I am not sure if WinDOHs has rsync or not, but you could always run it from a Linux LiveUSB. Or use a similar Windows terminal utility, calling it with a *.bat file.
From reading the code it is obvious that I have set this to run automatically in the past, but currently I initiate it manually. The script is in my path variable so I just type:
bash incbak.sh
and it does its thing. Every month or so I make complete new backups from scratch, overwriting the previous two used backup drives. So I have extremely robust backup going on. The incremental backup only takes a few minutes so I COULD run it several times a day, I suppose, but a complete backup that is up to date less than 24 hours old seems good enough for me.

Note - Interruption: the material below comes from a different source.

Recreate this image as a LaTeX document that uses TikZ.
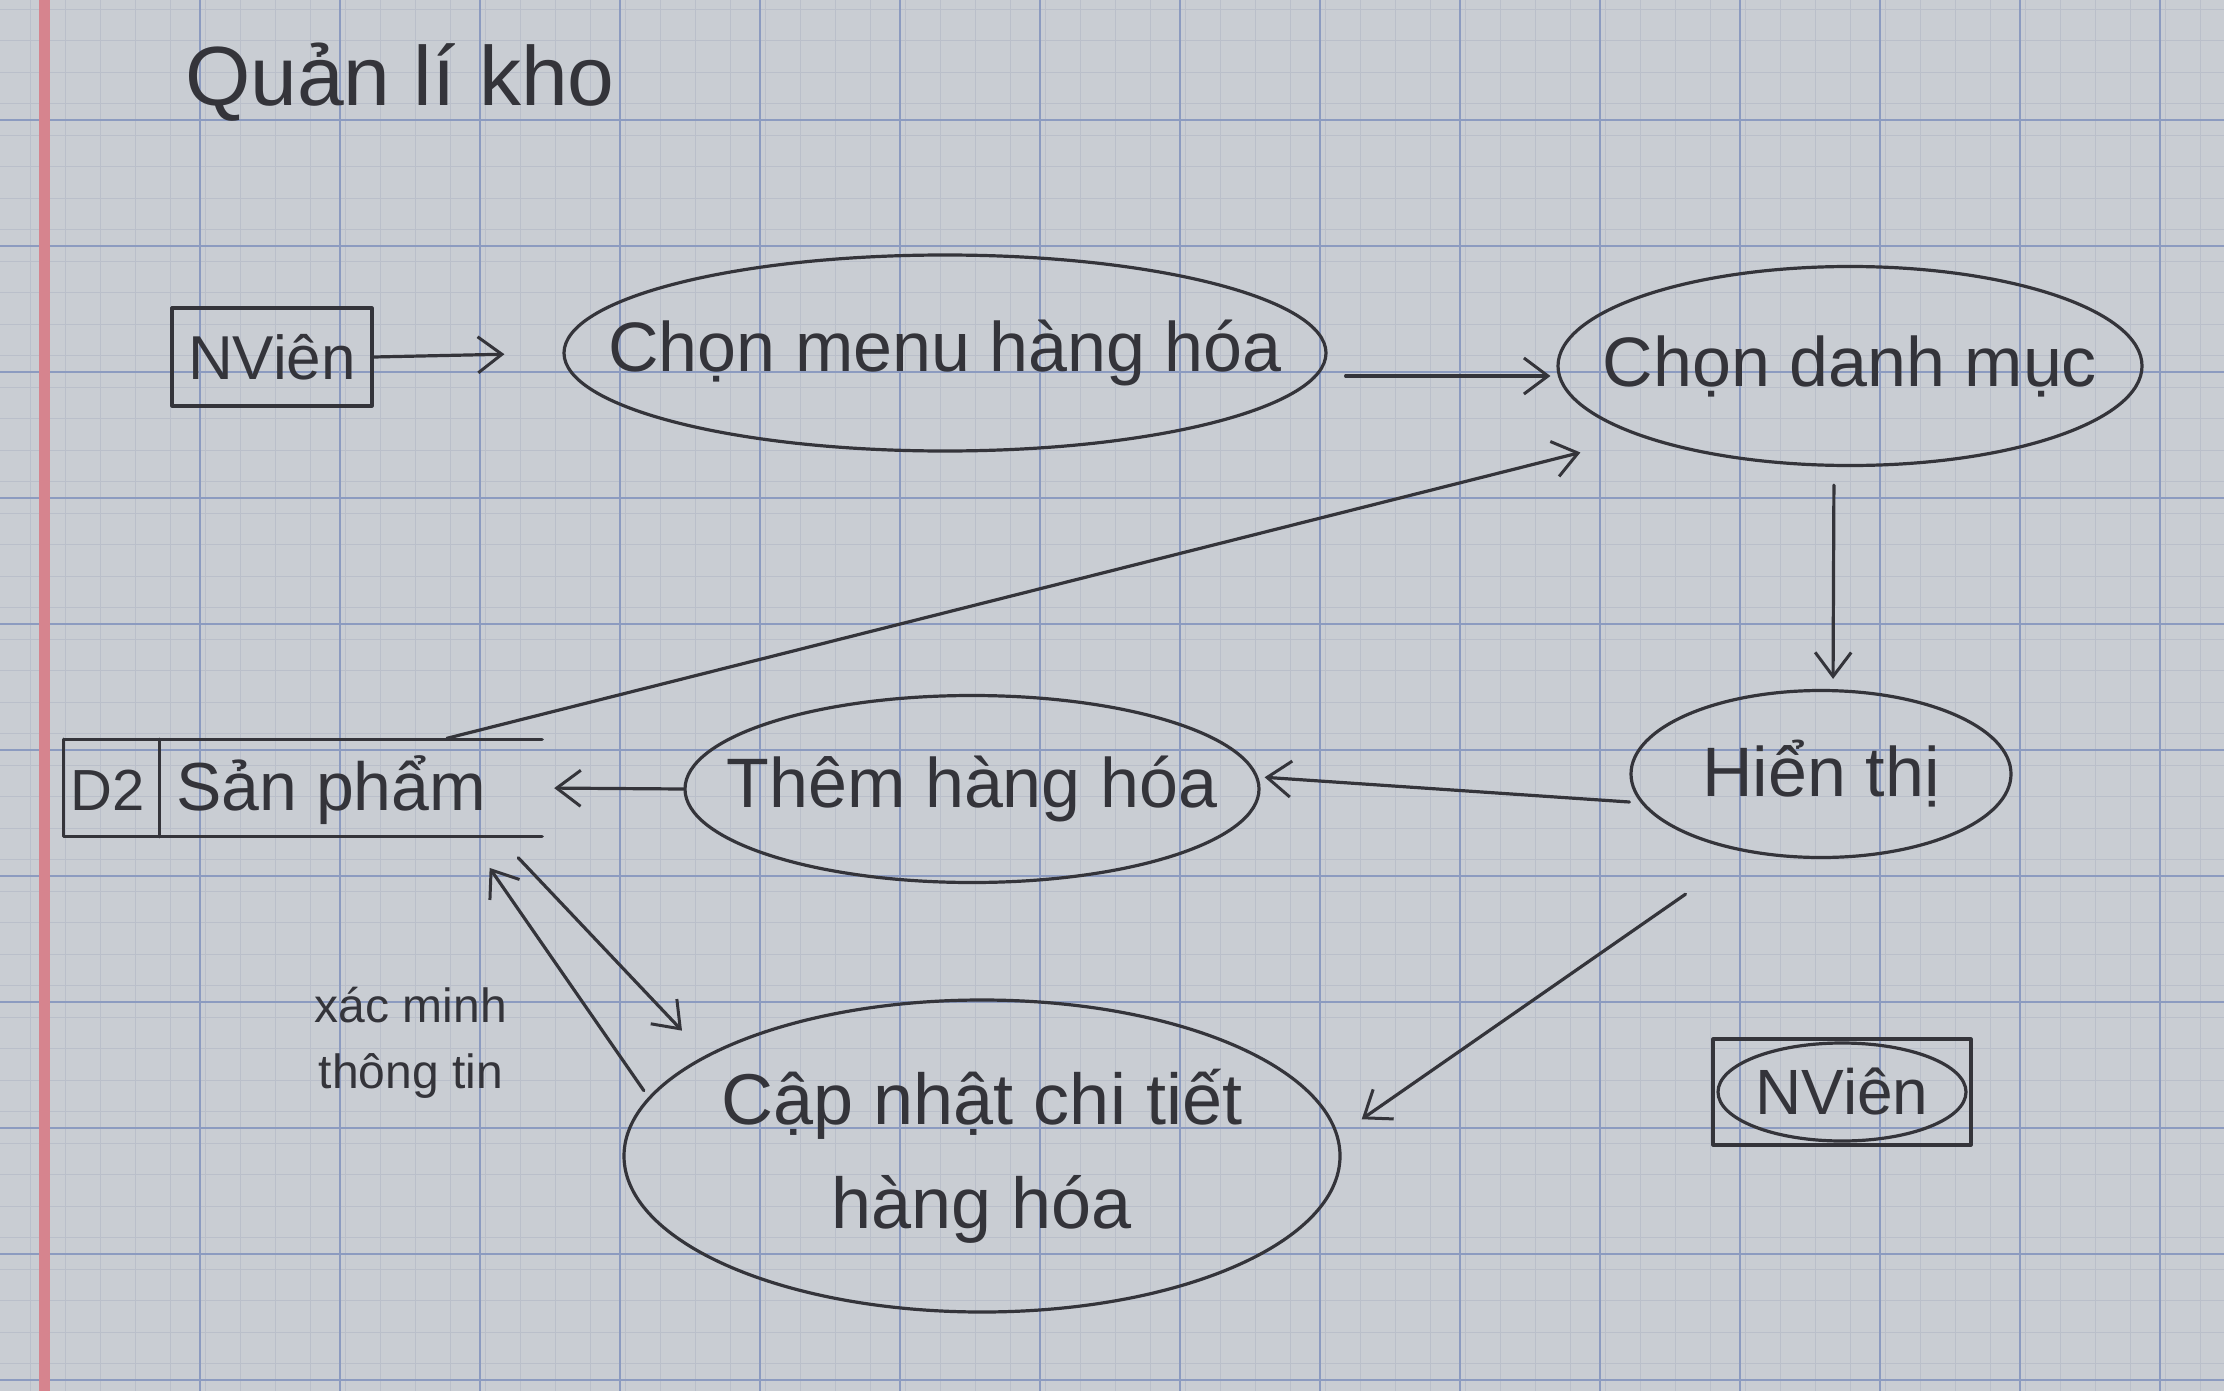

If one gets corrupted then my next freshest backup is still less than 48 hours old, and I can also revert to the previous month's backups.
Don' need no steenking cloud, don' need no steenking gui app.
Linux also automatically backs up most user created files in the same directory as the parent file, and keeps them hidden by pre-pending the file name with a dot. In most distros, type CTRL + H to show the hidden files.